Today's middle market companies are cutting the technology cord. On-premises software and equipment have given way to cloud computing across an array of business functions. Routine tasks, such as payroll and procurement can be completed through the cloud, reducing or eliminating the need for expensive software investments. Teams that once managed on-site facilities such as data centers can provide new value to their companies by serving in development roles as information migrates to the cloud. The driving force behind this evolution is the flexibility of the cloud platform and the growing recognition that the cloud can offer speed and security while helping companies control capital costs.
There are a
number of considerations that should be kept in mind as cloud becomes the new normal in computing infrastructure.
Decisions that appear sound today may be effected by the continuously evolving computing environment. Most managers hedge, waiting for the next trend or competitive product release to come.
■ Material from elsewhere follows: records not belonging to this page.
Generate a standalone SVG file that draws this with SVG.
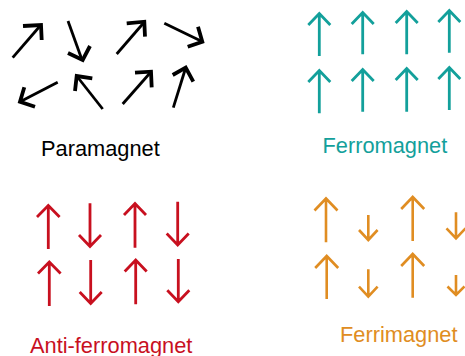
<svg xmlns="http://www.w3.org/2000/svg" width="465" height="356" viewBox="0 0 465 356">
<style>
.k{stroke:#000;fill:none;stroke-linecap:butt;stroke-linejoin:miter}
.k .s{stroke-width:2.8}
.k .h{stroke-width:3.8}
.t{stroke:#13a09b;fill:none;stroke-width:2.8}
.r{stroke:#c8101f;fill:none;stroke-width:2.8}
.o{stroke:#e08d22;fill:none;stroke-width:2.6}
.lbl{font-family:"Liberation Sans",Arial,sans-serif;font-size:21.8px;stroke:none}
</style>
<rect width="465" height="356" fill="#fff"/>
<g id="paramagnet" class="k">
<line class="s" x1="12.7" y1="57.7" x2="40" y2="26"/><polyline class="h" points="23,26 41,25 41.7,40"/>
<line class="s" x1="68" y1="21" x2="81.5" y2="58.5"/><polyline class="h" points="68,53 82.7,60 90,46"/>
<line class="s" x1="116.7" y1="54" x2="143.5" y2="23"/><polyline class="h" points="126.7,23.3 144.3,21.7 145,36.7"/>
<line class="s" x1="164.3" y1="23.3" x2="201" y2="41"/><polyline class="h" points="198,26.7 202.3,41.7 187.7,46.7"/>
<line class="s" x1="57.7" y1="82.3" x2="21.5" y2="101"/><polyline class="h" points="24.3,87.3 20,101.7 35,106.7"/>
<line class="s" x1="102.7" y1="109" x2="77.5" y2="77"/><polyline class="h" points="92.3,78.3 76.7,76 75,91"/>
<line class="s" x1="122.7" y1="104" x2="150" y2="73"/><polyline class="h" points="135,72.7 151,71.7 151.7,87.3"/>
<line class="s" x1="173.3" y1="107.7" x2="185.3" y2="69"/><polyline class="h" points="172.7,75 185.7,67.7 193.3,81.7"/>
<text class="lbl" x="41" y="155.5" fill="#000">Paramagnet</text>
</g>
<g id="ferromagnet" class="t">
<path d="M319.3 56V14M308.3 25L319.3 13.5L330.3 25"/>
<path d="M362.7 54.3V13M351.7 24L362.7 12.5L373.7 24"/>
<path d="M406.7 54.3V12M395.7 23L406.7 11.5L417.7 23"/>
<path d="M449.3 52.7V11M438.3 22L449.3 10.5L460.3 22"/>
<path d="M319.3 113.3V71M308.3 82L319.3 70.5L330.3 82"/>
<path d="M362.7 111.7V70M351.7 81L362.7 69.5L373.7 81"/>
<path d="M406.7 111.7V69M395.7 80L406.7 68.5L417.7 80"/>
<path d="M449.3 110V68M438.3 79L449.3 67.5L460.3 79"/>
<text class="lbl" x="322.5" y="152.7" fill="#13a09b">Ferromagnet</text>
</g>
<g id="antiferromagnet" class="r">
<path d="M48.3 249V206M37 217L48.3 205.5L59.6 217"/>
<path d="M90 203.3V246M79 235L90 246.5L101 235"/>
<path d="M135 247.7V204M124 215L135 203.5L146 215"/>
<path d="M177.7 201.7V244.5M166.7 233.5L177.7 245L188.7 233.5"/>
<path d="M49.3 306V262.5M38 273.5L49.3 262L60.6 273.5"/>
<path d="M90.7 260V303M79.7 292L90.7 303.5L101.7 292"/>
<path d="M135.7 304.3V260.5M124.7 271.5L135.7 260L146.7 271.5"/>
<path d="M178.3 259V301.2M167.3 290.2L178.3 301.7L189.3 290.2"/>
<text class="lbl" x="30" y="352.5" fill="#c8101f">Anti-ferromagnet</text>
</g>
<g id="ferrimagnet" class="o">
<path d="M326 242.3V199M314.5 210.5L326 198.5L337.5 210.5"/>
<path d="M368.3 215V239.5M359 230L368.3 240L377.6 230"/>
<path d="M412.7 241V197.5M401.2 209L412.7 197L424.2 209"/>
<path d="M456 212.3V237.8M446.5 228.3L456 238.3L465.5 228.3"/>
<path d="M326.7 299V256.5M315.2 268L326.7 256L338.2 268"/>
<path d="M368.3 269.3V296.2M359 286.7L368.3 296.7L377.6 286.7"/>
<path d="M412.7 297.7V254.5M401.2 266L412.7 254L424.2 266"/>
<path d="M456 275V294.5M447.5 286.5L456 295L464.5 286.5"/>
<text class="lbl" x="340" y="342.3" fill="#e08d22">Ferrimagnet</text>
</g>
</svg>
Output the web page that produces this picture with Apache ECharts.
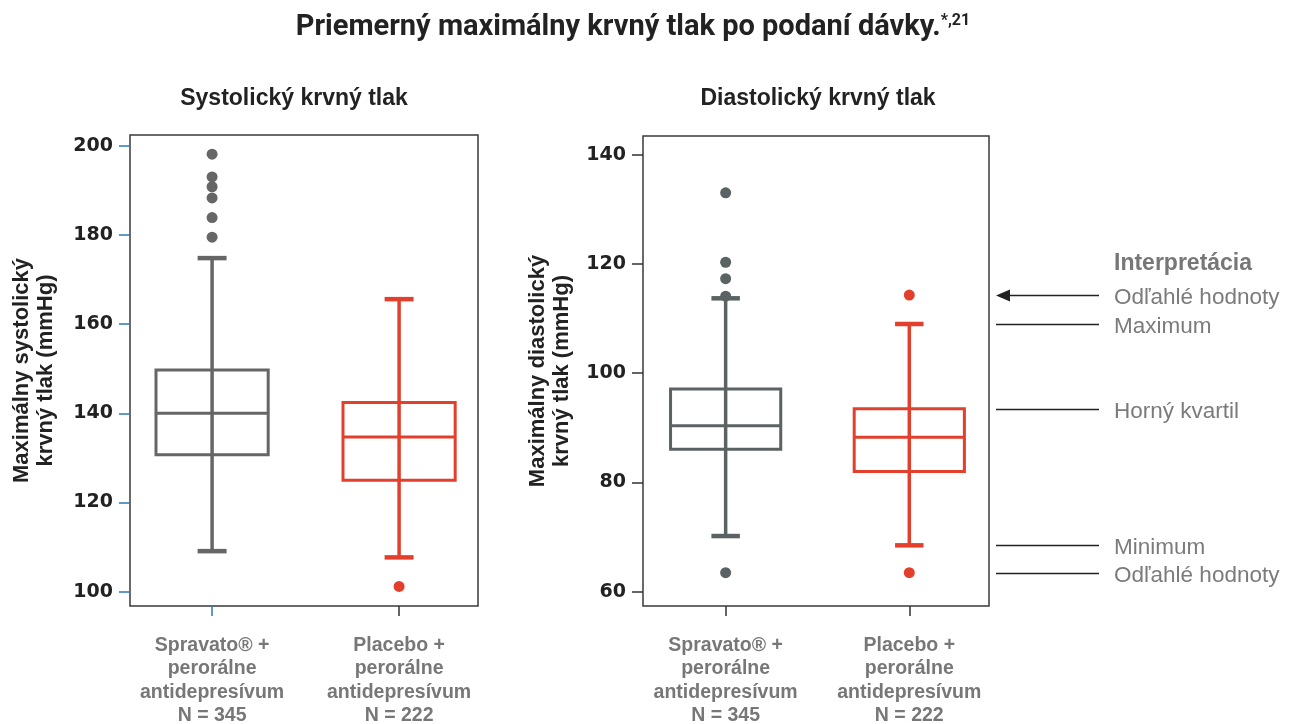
<!DOCTYPE html>
<html>
<head>
<meta charset="utf-8">
<script src="https://cdn.jsdelivr.net/npm/echarts@6/dist/echarts.min.js"></script>
<style>html,body{margin:0;padding:0;background:#fff}#c{width:1293px;height:724px}</style>
</head>
<body>
<div id="c"></div>
<script>
// ---------- data ----------
const categories = ['Spravato® +\nperorálne\nantidepresívum\nN = 345', 'Placebo +\nperorálne\nantidepresívum\nN = 222'];
// each box: [min, Q1, median, Q3, max]
const systolicBoxes = [[109.1, 130.7, 140.0, 149.7, 174.8], [107.7, 125.0, 134.7, 142.4, 165.6]];
const systolicOutliersSpravato = [198.1, 193.0, 190.8, 188.3, 183.9, 179.5];
const systolicOutliersPlacebo = [101.2];
const diastolicBoxes = [[70.2, 86.1, 90.4, 97.1, 113.7], [68.5, 82.0, 88.3, 93.5, 109.0]];
const diastolicOutliersSpravato = [133.0, 120.3, 117.3, 114.1, 63.5];
const diastolicOutliersPlacebo = [114.3, 63.5];
const systolicTicks = [100, 120, 140, 160, 180, 200];
const diastolicTicks = [60, 80, 100, 120, 140];
const legendTitle = 'Interpretácia';
const legendLabels = ['Odľahlé hodnoty', 'Maximum', 'Horný kvartil', 'Minimum', 'Odľahlé hodnoty'];

// ---------- styles ----------
const GRAY_L = '#666666', GRAY_R = '#5b6263', RED = '#e2402d';
const BLUE_TICK = '#2a7ab8';
const FONT = '"Liberation Sans", Arial, sans-serif';

function boxData(boxes) { return boxes.map((b, i) => [i + 1].concat(b)); }
function outData(vals, x) { return vals.map(v => [x, v]); }

function makeRender(colors) {
  return function (params, api) {
    const x = api.value(0);
    const v = [1, 2, 3, 4, 5].map(i => api.value(i));
    const p = v.map(val => api.coord([x, val]));
    const unit = api.size([1, 0])[0];
    const bw = unit * 0.6, cw = unit * 0.155;
    const cx = p[0][0];
    const color = colors[params.dataIndex];
    return {
      type: 'group',
      children: [
        { type: 'line', shape: { x1: cx, y1: p[4][1], x2: cx, y2: p[0][1] }, style: { stroke: color, lineWidth: 3.5 } },
        { type: 'rect', shape: { x: cx - bw / 2, y: p[3][1], width: bw, height: p[1][1] - p[3][1] }, style: { fill: 'none', stroke: color, lineWidth: 3 } },
        { type: 'line', shape: { x1: cx - bw / 2, y1: p[2][1], x2: cx + bw / 2, y2: p[2][1] }, style: { stroke: color, lineWidth: 3 } },
        { type: 'line', shape: { x1: cx - cw / 2, y1: p[4][1], x2: cx + cw / 2, y2: p[4][1] }, style: { stroke: color, lineWidth: 4.5 } },
        { type: 'line', shape: { x1: cx - cw / 2, y1: p[0][1], x2: cx + cw / 2, y2: p[0][1] }, style: { stroke: color, lineWidth: 4.5 } }
      ]
    };
  };
}

const xLabel = {
  customValues: [1, 2],
  formatter: v => categories[Math.round(v) - 1],
  fontFamily: FONT, fontWeight: 'bold', fontSize: 19.5, lineHeight: 23.3,
  color: '#777777', margin: 28
};
const yLabel = { fontFamily: '"DejaVu Sans", sans-serif', fontWeight: 'bold', fontSize: 19, color: '#222', margin: 17 };
const yName = { fontFamily: FONT, fontWeight: 'bold', fontSize: 22, lineHeight: 24, color: '#222' };

const chart = echarts.init(document.getElementById('c'), null, { renderer: 'canvas' });
chart.setOption({
  animation: false,
  backgroundColor: '#fff',
  title: [
    {
      text: '{a|Priemerný maximálny krvný tlak po podaní dávky.}{s|*,21}',
      left: 628, top: 8, textAlign: 'center',
      textStyle: { rich: {
        a: { fontFamily: 'Roboto, sans-serif', fontWeight: 'bold', fontSize: 29, color: '#222' },
        s: { fontFamily: 'Roboto, sans-serif', fontWeight: 'bold', fontSize: 16, color: '#222', verticalAlign: 'top', padding: [0, 0, 12, 0] }
      } }
    },
    { text: 'Systolický krvný tlak', left: 289, top: 82, textAlign: 'center',
      textStyle: { fontFamily: FONT, fontWeight: 'bold', fontSize: 23, color: '#222' } },
    { text: 'Diastolický krvný tlak', left: 813, top: 82, textAlign: 'center',
      textStyle: { fontFamily: FONT, fontWeight: 'bold', fontSize: 23, color: '#222' } }
  ],
  grid: [
    { left: 130, top: 135, width: 348, height: 471, show: true, borderColor: '#3a3a3a', borderWidth: 1.5, backgroundColor: 'transparent', outerBoundsMode: 'none', containLabel: false },
    { left: 643, top: 136, width: 346, height: 470, show: true, borderColor: '#3a3a3a', borderWidth: 1.5, backgroundColor: 'transparent', outerBoundsMode: 'none', containLabel: false }
  ],
  xAxis: [
    { type: 'value', gridIndex: 0, position: 'bottom', min: 0.561, max: 2.422, axisLine: { show: false }, splitLine: { show: false },
      axisTick: { show: true, customValues: [1], length: 10, lineStyle: { color: BLUE_TICK, width: 1.5 } },
      axisLabel: xLabel },
    { type: 'value', gridIndex: 0, position: 'bottom', min: 0.561, max: 2.422, axisLine: { show: false }, splitLine: { show: false },
      axisTick: { show: true, customValues: [2], length: 10, lineStyle: { color: '#333', width: 1.5 } },
      axisLabel: { show: false } },
    { type: 'value', gridIndex: 1, position: 'bottom', min: 0.550, max: 2.434, axisLine: { show: false }, splitLine: { show: false },
      axisTick: { show: true, customValues: [1, 2], length: 10, lineStyle: { color: '#333', width: 1.5 } },
      axisLabel: xLabel }
  ],
  yAxis: [
    { type: 'value', gridIndex: 0, min: 96.8, max: 202.4,
      name: 'Maximálny systolický\nkrvný tlak (mmHg)', nameLocation: 'middle', nameGap: 72, nameTextStyle: yName,
      axisLine: { show: false }, splitLine: { show: false },
      axisTick: { show: true, customValues: systolicTicks, length: 11, lineStyle: { color: BLUE_TICK, width: 1.5 } },
      axisLabel: Object.assign({ customValues: systolicTicks }, yLabel) },
    { type: 'value', gridIndex: 1, min: 57.4, max: 143.4,
      name: 'Maximálny diastolický\nkrvný tlak (mmHg)', nameLocation: 'middle', nameGap: 69, nameTextStyle: yName,
      axisLine: { show: false }, splitLine: { show: false },
      axisTick: { show: true, customValues: diastolicTicks, length: 11, lineStyle: { color: '#333', width: 1.5 } },
      axisLabel: Object.assign({ customValues: diastolicTicks }, yLabel) }
  ],
  series: [
    { type: 'scatter', xAxisIndex: 0, yAxisIndex: 0, data: outData(systolicOutliersSpravato, 1), symbolSize: 11, itemStyle: { color: GRAY_L, opacity: 1 }, z: 2 },
    { type: 'scatter', xAxisIndex: 0, yAxisIndex: 0, data: outData(systolicOutliersPlacebo, 2), symbolSize: 11, itemStyle: { color: RED, opacity: 1 }, z: 2 },
    { type: 'custom', xAxisIndex: 0, yAxisIndex: 0, data: boxData(systolicBoxes), renderItem: makeRender([GRAY_L, RED]),
      encode: { x: 0, y: [1, 2, 3, 4, 5] }, z: 3 },
    { type: 'scatter', xAxisIndex: 2, yAxisIndex: 1, data: outData(diastolicOutliersSpravato, 1), symbolSize: 11, itemStyle: { color: GRAY_R, opacity: 1 }, z: 2 },
    { type: 'scatter', xAxisIndex: 2, yAxisIndex: 1, data: outData(diastolicOutliersPlacebo, 2), symbolSize: 11, itemStyle: { color: RED, opacity: 1 }, z: 2 },
    { type: 'custom', xAxisIndex: 2, yAxisIndex: 1, data: boxData(diastolicBoxes), renderItem: makeRender([GRAY_R, RED]),
      encode: { x: 0, y: [1, 2, 3, 4, 5] }, z: 3 }
  ]
});

// ---------- interpretation key, aligned with the placebo diastolic box ----------
const pb = diastolicBoxes[1];
const legendValues = [diastolicOutliersPlacebo[0], pb[4], pb[3], pb[0], diastolicOutliersPlacebo[1]];
const g = [];
const lx1 = 996, lx2 = 1099, tx = 1114;
const firstY = chart.convertToPixel({ yAxisIndex: 1 }, legendValues[0]);
g.push({ type: 'text', x: tx, y: firstY - 31,
  style: { text: legendTitle, fontFamily: FONT, fontWeight: 'bold', fontSize: 23, fill: '#777', verticalAlign: 'middle' } });
legendValues.forEach((v, i) => {
  const y = Math.round(chart.convertToPixel({ yAxisIndex: 1 }, v)) + 0.5;
  g.push({ type: 'line', shape: { x1: i === 0 ? lx1 + 10 : lx1, y1: y, x2: lx2, y2: y }, style: { stroke: '#222', lineWidth: 1.3 } });
  if (i === 0) {
    g.push({ type: 'polygon', shape: { points: [[lx1, y], [lx1 + 14, y - 6], [lx1 + 14, y + 6]] }, style: { fill: '#222' } });
  }
  g.push({ type: 'text', x: tx, y: y + 2,
    style: { text: legendLabels[i], fontFamily: FONT, fontSize: 22.5, fill: '#7b7b7b', verticalAlign: 'middle' } });
});
chart.setOption({ graphic: g });
</script>
</body>
</html>
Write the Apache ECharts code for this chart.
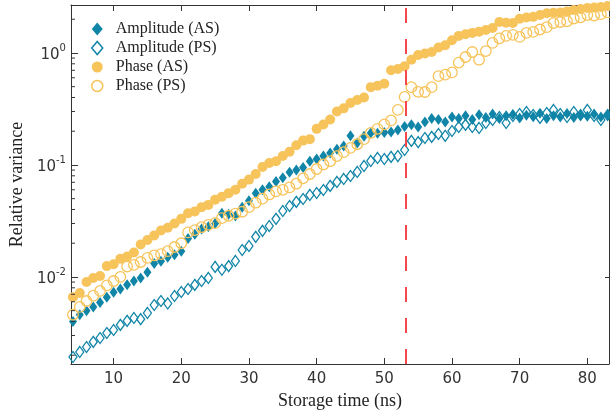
<!DOCTYPE html>
<html><head><meta charset="utf-8">
<script src="https://cdn.jsdelivr.net/npm/echarts@6/dist/echarts.min.js"></script>
<style>html,body{margin:0;padding:0;background:#fff}#c{width:610px;height:415px}</style>
</head><body><div id="c"></div>
<script>
// Storage time (ns)
const TIME_NS = [4,5,6,7,8,9,10,11,12,13,
  14,15,16,17,18,19,20,21,22,23,
  24,25,26,27,28,29,30,31,32,33,
  34,35,36,37,38,39,40,41,42,43,
  44,45,46,47,48,49,50,51,52,53,
  54,55,56,57,58,59,60,61,62,63,
  64,65,66,67,68,69,70,71,72,73,
  74,75,76,77,78,79,80,81,82,83];

const AMP_AS = [0.0040,0.0046,0.0050,0.0054,0.0059,0.0066,0.0073,0.0078,0.0085,0.0092,
  0.0098,0.0110,0.0132,0.0138,0.0150,0.0158,0.0170,0.0220,0.0240,0.0268,
  0.0280,0.0300,0.0370,0.0362,0.0350,0.0420,0.0480,0.0560,0.0600,0.0640,
  0.0710,0.0770,0.0860,0.0900,0.0950,0.1080,0.1130,0.1200,0.1280,0.1380,
  0.1480,0.1820,0.1570,0.1800,0.1930,0.1920,0.1950,0.1970,0.2050,0.2200,
  0.2280,0.2180,0.2420,0.2600,0.2550,0.2420,0.2680,0.2600,0.2750,0.2550,
  0.2800,0.2650,0.2850,0.2600,0.2750,0.2820,0.2620,0.2780,0.2700,0.2900,
  0.2600,0.2750,0.2680,0.2880,0.2650,0.2780,0.2720,0.2850,0.2680,0.2780];

const AMP_PS = [0.00193,0.00214,0.00237,0.00263,0.00285,0.00316,0.00336,0.00373,0.00405,0.0043,
  0.0042,0.00477,0.00562,0.0061,0.0058,0.00676,0.00734,0.0078,0.00849,0.0092,
  0.0098,0.0123,0.0116,0.0125,0.0139,0.0174,0.0189,0.0228,0.0258,0.0285,
  0.033,0.0388,0.043,0.0468,0.0497,0.054,0.0562,0.0598,0.065,0.0705,
  0.075,0.0797,0.0866,0.098,0.1086,0.1155,0.113,0.118,0.120,0.136,
  0.164,0.160,0.174,0.178,0.189,0.182,0.201,0.218,0.228,0.218,
  0.214,0.237,0.252,0.268,0.237,0.274,0.285,0.297,0.279,0.263,
  0.291,0.310,0.285,0.268,0.297,0.279,0.310,0.274,0.252,0.279];

const PHASE_AS = [0.0066,0.0072,0.0090,0.0098,0.0102,0.0125,0.0130,0.0145,0.0152,0.0165,
  0.0195,0.0214,0.0235,0.0260,0.0275,0.0300,0.0330,0.0370,0.0385,0.0420,
  0.0440,0.0490,0.0520,0.0560,0.0600,0.0680,0.0740,0.0830,0.0960,0.1040,
  0.1080,0.1200,0.1310,0.1500,0.1650,0.1700,0.2100,0.2300,0.2550,0.3000,
  0.3200,0.3580,0.3800,0.4000,0.4950,0.5100,0.5300,0.7000,0.7200,0.7600,
  0.87,0.96,0.99,1.02,1.12,1.17,1.30,1.42,1.47,1.51,
  1.55,1.60,1.67,1.89,1.86,1.85,2.02,2.07,2.10,2.18,
  2.26,2.28,2.30,2.35,2.42,2.47,2.52,2.55,2.57,2.62];

const PHASE_PS = [0.0046,0.0054,0.0061,0.0068,0.0075,0.0084,0.0092,0.0100,0.0124,0.0128,
  0.0136,0.0148,0.0156,0.0160,0.0170,0.0185,0.0200,0.0250,0.0262,0.0278,
  0.0292,0.0302,0.0335,0.0352,0.0368,0.0382,0.0420,0.0460,0.0500,0.0545,
  0.0580,0.0600,0.0630,0.0680,0.0760,0.0830,0.0920,0.1010,0.1080,0.1200,
  0.1300,0.1420,0.1530,0.1700,0.1930,0.2100,0.2300,0.2500,0.3100,0.4050,
  0.4950,0.4500,0.4480,0.4950,0.6200,0.6400,0.6700,0.8200,0.9200,1.02,
  0.87,1.04,1.23,1.35,1.42,1.45,1.39,1.51,1.54,1.62,
  1.70,1.85,1.89,1.92,2.03,2.08,2.18,2.16,2.22,2.30];

const SERIES_NAMES = ['Amplitude (AS)','Amplitude (PS)','Phase (AS)','Phase (PS)'];
const MINOR_TICKS = [0.002,0.003,0.004,0.005,0.006,0.007,0.008,0.009,
  0.02,0.03,0.04,0.05,0.06,0.07,0.08,0.09,
  0.2,0.3,0.4,0.5,0.6,0.7,0.8,0.9,2];
const STORAGE_LIMIT_NS = 53.1;
const X_MIN = 3.7, X_MAX = 83.2, Y_MIN = 0.00167, Y_MAX = 2.68;

const TEAL = '#1185a7', GOLD = '#f7c45c', AXIS = '#333';
const SANS = 'DejaVu Sans', SERIF = 'Liberation Serif';

const pts = arr => TIME_NS.map((t, i) => [t, arr[i]]);
const hollow = 'rgba(0,0,0,0)';

const chart = echarts.init(document.getElementById('c'), null, {renderer: 'canvas'});
chart.setOption({
  animation: false,
  backgroundColor: '#fff',
  grid: {left: 68, right: 1, top: 5, bottom: 51},
  legend: {
    orient: 'vertical', left: 86, top: 16,
    itemWidth: 11, itemHeight: 13, itemGap: 3,
    textStyle: {fontFamily: SERIF, fontSize: 16, color: '#222', lineHeight: 16, padding: [0,0,0,8]},
    data: [
      {name: SERIES_NAMES[0], icon: 'diamond', itemStyle: {color: TEAL, borderWidth: 0}},
      {name: SERIES_NAMES[1], icon: 'diamond', itemStyle: {color: hollow, borderColor: TEAL, borderWidth: 1.5}},
      {name: SERIES_NAMES[2], icon: 'circle', itemStyle: {color: GOLD, borderWidth: 0}},
      {name: SERIES_NAMES[3], icon: 'circle', itemStyle: {color: hollow, borderColor: GOLD, borderWidth: 1.5}}
    ]
  },
  xAxis: [{
    type: 'value', min: X_MIN, max: X_MAX, splitNumber: 8,
    name: 'Storage time (ns)', nameLocation: 'middle', nameGap: 27,
    nameTextStyle: {fontFamily: SERIF, fontSize: 18, color: '#222'},
    axisLine: {lineStyle: {color: AXIS, width: 1}},
    axisTick: {inside: true, length: 6, lineStyle: {color: AXIS}},
    axisLabel: {showMinLabel: false, showMaxLabel: false, color: AXIS, fontFamily: SANS, fontSize: 15, margin: 8},
    splitLine: {show: false}
  }, {
    type: 'value', position: 'top', min: X_MIN, max: X_MAX, splitNumber: 8,
    axisLine: {lineStyle: {color: AXIS, width: 1}},
    axisTick: {inside: true, length: 6, lineStyle: {color: AXIS}},
    axisLabel: {show: false}, splitLine: {show: false}
  }],
  yAxis: [{
    type: 'log', logBase: 10, min: Y_MIN, max: Y_MAX,
    name: 'Relative variance', nameLocation: 'middle', nameGap: 40,
    nameTextStyle: {fontFamily: SERIF, fontSize: 18, color: '#222'},
    axisLine: {lineStyle: {color: AXIS, width: 1}},
    axisTick: {inside: true, length: 7, lineStyle: {color: AXIS}},
    axisLabel: {
      showMinLabel: false, showMaxLabel: false, margin: 5,
      formatter: v => '{b|10}{s|' + Math.round(Math.log10(v)) + '}',
      rich: {
        b: {fontFamily: SANS, fontSize: 15, color: AXIS, lineHeight: 20, verticalAlign: 'bottom'},
        s: {fontFamily: SANS, fontSize: 10, color: AXIS, lineHeight: 20, verticalAlign: 'top'}
      }
    },
    splitLine: {show: false}
  }, {
    type: 'log', logBase: 10, min: Y_MIN, max: Y_MAX, position: 'right',
    axisLine: {lineStyle: {color: AXIS, width: 1}},
    axisTick: {inside: true, length: 4, lineStyle: {color: AXIS}},
    axisLabel: {show: false}, splitLine: {show: false}
  }],
  series: [
    {name: SERIES_NAMES[0], type: 'scatter', symbol: 'diamond', symbolSize: [8, 11],
     itemStyle: {color: TEAL, opacity: 1}, data: pts(AMP_AS)},
    {name: SERIES_NAMES[1], type: 'scatter', symbol: 'diamond', symbolSize: [8, 11],
     itemStyle: {color: hollow, borderColor: TEAL, borderWidth: 1.3, opacity: 1}, data: pts(AMP_PS)},
    {name: SERIES_NAMES[2], type: 'scatter', symbol: 'circle', symbolSize: 10,
     itemStyle: {color: GOLD, opacity: 1}, data: pts(PHASE_AS)},
    {name: SERIES_NAMES[3], type: 'scatter', symbol: 'circle', symbolSize: 10.5,
     itemStyle: {color: hollow, borderColor: GOLD, borderWidth: 1.3, opacity: 1}, data: pts(PHASE_PS),
     markLine: {silent: true, symbol: 'none', label: {show: false},
       lineStyle: {color: '#f5474c', width: 2, type: [15, 16]},
       data: [{xAxis: STORAGE_LIMIT_NS}]}},
    {type: 'custom', silent: true, clip: false, z: 5,
     data: MINOR_TICKS.map(v => [X_MIN, v]),
     renderItem: (params, api) => {
       const p = api.coord([api.value(0), api.value(1)]);
       return {type: 'line', shape: {x1: p[0], y1: p[1], x2: p[0] + 4, y2: p[1]},
               style: {stroke: AXIS, lineWidth: 1}};
     }}
  ]
});
</script></body></html>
However, it is important that decisions are made based on the technology currently at your disposal as long as the decisions are in line with strategic targets.
A rail transport business might require a cloud-based logistics application that may not be an appropriate fit for an air cargo carrier, for instance. In human resources, a cloud payroll system might not integrate well with a particular productivity application at some firms. Therefore, technology managers need to choose solutions carefully based on the needs of their companies, keeping in mind the co-dependencies or larger tech landscape within the company.
A recent survey of IT executives by the Cloud Security Alliance revealed rising confidence in the cloud, with nearly two-thirds of respondents saying the cloud is either as secure, or more secure than on-premises software. The fact is that the cloud market is vast, and in years to come security issues can and will be mitigated increasing cloud adoption.
Cloud and hosting services continue to be the fastest growing sectors of the technology market. A survey of global manufacturers on cloud adoption found that two-thirds were using a public or private cloud because of cost and speed requirements. This supports the view that cloud computing is more affordable than traditional licensed software. Still, CIOs have to consider the long-term cost of cloud subscription fees and carefully examine cloud contracts. When companies manage the relationships with their cloud vendors with care, set realistic targets for savings and integrate the software into their enterprise, they can be most prepared for success.